The Nigerian elites are behaving as if there are no alternatives to subsidy removal. Subsidy has gone. I don’t agree with it, but it is a policy of the government and it appears that every mainstream political party and analyst agreed to that bad policy.

But if you want to continue along that path, what you do is to delink the people from the value chain of petrol. And the way to do this, for example, is from the transportation and logistics point of view. You make sure that the price of petrol does not impact the ability of people to commute.

In cities in Europe, America and around the world, common people don’t feel the negative effects of the upward or downward adjustment of the price of petroleum because their governments have provided public transportation that has been delinked from that. The common people are the easiest to take off that line.

 

You said there could be further dislocation in the price of petrol if there is further dislocation in the price of crude oil and depreciation of the naira?

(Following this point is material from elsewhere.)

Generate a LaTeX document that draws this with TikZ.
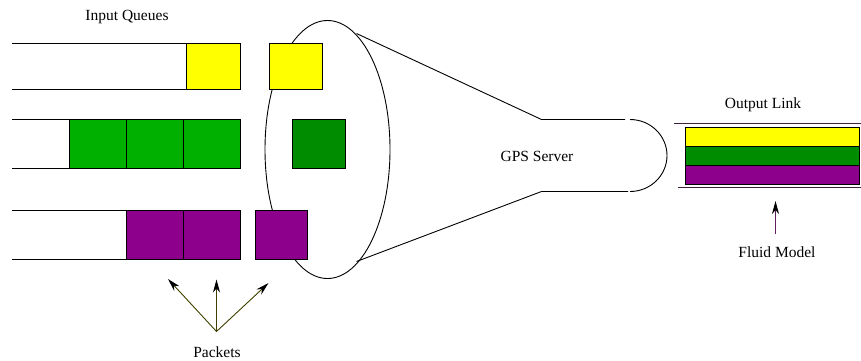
\documentclass[tikz,border=0pt]{standalone}
\usepackage{fontspec}
\setmainfont{Liberation Serif}
\usetikzlibrary{arrows.meta}
\definecolor{qyellow}{HTML}{FFFF00}
\definecolor{qgreen}{HTML}{00B000}
\definecolor{dgreen}{HTML}{008C00}
\definecolor{qpurple}{HTML}{8C008C}
\definecolor{olivel}{HTML}{404000}
\definecolor{linkpurple}{HTML}{402040}
\definecolor{arrpurple}{HTML}{602060}
\tikzset{
  pkt/.style={draw=black, line width=0.9pt},
  qline/.style={draw=black, line width=0.9pt},
  lbl/.style={font=\fontsize{15.5}{18}\selectfont, inner sep=0pt},
  ptr/.style={line width=0.9pt, -{Stealth[length=13pt,width=7pt,inset=4pt,color=black]}},
}
\begin{document}
\begin{tikzpicture}[x=1pt,y=-1pt]
\useasboundingbox (0,0) rectangle (861,360);
% labels
\node[lbl] (iq) at (127,17) {Input Queues};
\node[lbl] (gps) at (537,156) {GPS Server};
\node[lbl] (ol) at (763,105) {Output Link};
\node[lbl] (fm) at (777,252) {Fluid Model};
\node[lbl] (pk) at (217,352) {Packets};
% server funnel
\draw[line width=0.9pt] (327.5,149.5) ellipse[x radius=62.5, y radius=129];
\draw[line width=0.9pt] (356.5,33.5) -- (541.5,119.5) -- (625,119.5);
\draw[line width=0.9pt] (356.5,261.5) -- (541.5,191.5) -- (628,191.5);
\draw[line width=0.9pt] (630,119.5) arc[start angle=-90, end angle=90, x radius=37, y radius=36];
% queue 1
\draw[qline] (12,43.5) -- (240,43.5);
\draw[qline] (12,89) -- (240,89);
\draw[pkt, fill=qyellow] (186,43.5) rectangle (240,89);
% queue 2
\draw[qline] (12,119) -- (240,119);
\draw[qline] (12,168) -- (240,168);
\draw[pkt, fill=qgreen] (69,119) rectangle (126,168);
\draw[pkt, fill=qgreen] (126,119) rectangle (183,168);
\draw[pkt, fill=qgreen] (183,119) rectangle (240,168);
% queue 3
\draw[qline] (12,210) -- (240,210);
\draw[qline] (12,259) -- (240,259);
\draw[pkt, fill=qpurple] (126,210) rectangle (183,259);
\draw[pkt, fill=qpurple] (183,210) rectangle (240,259);
% packets in service
\draw[pkt, fill=qyellow] (269.5,43.5) rectangle (322.5,89.5);
\draw[pkt, fill=dgreen] (292,119) rectangle (345,168);
\draw[pkt, fill=qpurple] (255,210) rectangle (307.5,259.5);
% output link
\draw[linkpurple, line width=0.9pt] (674,123.5) -- (861,123.5);
\draw[linkpurple, line width=0.9pt] (678,187.5) -- (861,187.5);
\draw[pkt, fill=qyellow] (685.5,127.5) rectangle (859.5,146);
\draw[pkt, fill=dgreen] (685.5,146) rectangle (859.5,165);
\draw[pkt, fill=qpurple] (685.5,165) rectangle (859.5,184);
% arrows
\coordinate (pb) at (216.5,331.5);
\coordinate (fmb) at (775.5,234);
\coordinate (t1) at (168,279);
\coordinate (t2) at (216.5,279.5);
\coordinate (t3) at (268.5,283);
\coordinate (t4) at (775.5,201);
\draw[ptr, olivel] (pb) -- (t1);
\draw[ptr, olivel] (pb) -- (t2);
\draw[ptr, olivel] (pb) -- (t3);
\draw[ptr, arrpurple] (fmb) -- (t4);
\end{tikzpicture}
\end{document}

There are three factors affecting it and none of them is accidental. It is the by-product of our politics. We are either importing as we are importing now, or we are preparing the market in continuation of importation, meaning, even if you are producing petrol in Lagos or Port-Harcourt or Akwa Ibom or Kaduna, the intention of the policy makers is just that we don’t regulate the prices of telephone, shoes or clothing or anything you buy in the market; you just follow what goes on in the international market. That is the policy position taken by the APC, the PDP and the Labour Party, the mainstream right wing parties in Nigeria.

They are leaving the naira to what they call market forces and the market is regulated by foreign currency. Unfortunately, most of the things people need in their lives are controlled by government policies but politics determines who goes into government. Your well-being, sustainability, employment, purchasing power, ability to preserve the fruit of your labour, to live in peace, all these are impacted by government’s decisions. These are the things you should consider when you are in politics.

 

Are you implying that the unification of the foreign exchange market and removal of the fuel subsidy by Tinubu’s administration is geared towards helping the friends of the government?

Is that not obvious? I am not saying it pejoratively. In economics, everything is about choice. There are many alternative routes to development.

Nigeria is a resource-rich country. I am not saying that because of its population, I am saying it because of the quality of people we have. Nigeria is rich in manpower. I think it is not too late for the government, starting with President Bola Tinubu and others, to have a rethink and a backup plan. I am saying with all sense of responsibility that if they go the way they are going, they will fail woefully. This is not because the government hates the people, but because they are adopting models that have never worked. In the past two months, more people have fallen into the poverty circle. This will surprise President Tinubu himself because his government is yet to succeed in lifting five people out of poverty.

Subsidy is one of the about 2,000 programmes that require spending government money. If you are looking at the top 100 money wasters, subsidy for petrol is not one of them.

The running costs of the National Assembly, the presidency and the military are major wasters of government money. We need the military but not the waste that is there. The third is the management and funding of the JV (Joint Venture) and production sharing contract. The fiscal management of taxation, and the waivers they give and the way we subsidise foreign exchange.